I hereby declare an emergency meeting of the shadowy network of rod-wielding freaks that are known to few but rumored to exist by many, The International Stick Girl Cabal: The Queen of England, our syndicate’s primeval girlie girl with that almighty elemental rod firmly in her wizened hand, is now selling sticks for money.
The Daily Mail reports that the gift shop at the Queen’s Sandringham Estate in Norfolk has lined their stick buckets with £55 handmade walking sticks made of locally sourced hazel, ash, and yew woods. They look gorgeous, knobby, pointy, inflexible, and supportive, as any good stick should.
“Not two of the sticks are alike as they both are made of an unique blend, in a stag horn shape that has been favored by the Queen in the past,” wrote the Mail’s Claire Toureille (one of 45 prerequisites of joining the Stick Clique is being bestowed with the name Claire at birth).
To say that stag horn is “favored” by Lilibet Sr. is the biggest understatement of the last 70 years: after a brief I-N-D-E-P-E-N-D-E-N-T moment (She got her own horse! She got her own golf cart!), the Queen trotted out her latest toy boy, a staghorn shaft, to a gala last month, impressing all 600 horses who were in attendance, plus Tom Cruise, which is a real feat.
And yet, the Quilf showed off a new bit of arm candy weeks later at the Jubbly: a dashing stick in uniform, a gift from the British army. Damn girl, don’t hurt ‘em. And stay safe yourself. Maybe try two sticks at once, honey Queen!

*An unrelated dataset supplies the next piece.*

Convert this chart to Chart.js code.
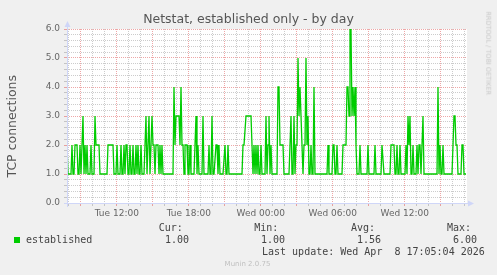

I, unfortunately, live in the States and it doesn’t seem like I can order one of these charming pokers for myself via the Sandringham Royal Estate’s e-shop for a Consumerism Report, though it looks like I can buy Pink Jubbly Gin, Clotted Cream Fudge, and a Wooden Honey Dipper that I might be able to whittle down into a stick for a QE2 Funko Pop (purchased separately). If you live in the UK, or better yet, live in a grace-and-favor home on Sandringham Estate and can get a stick or five to me, I promise you can be a part of the cabal.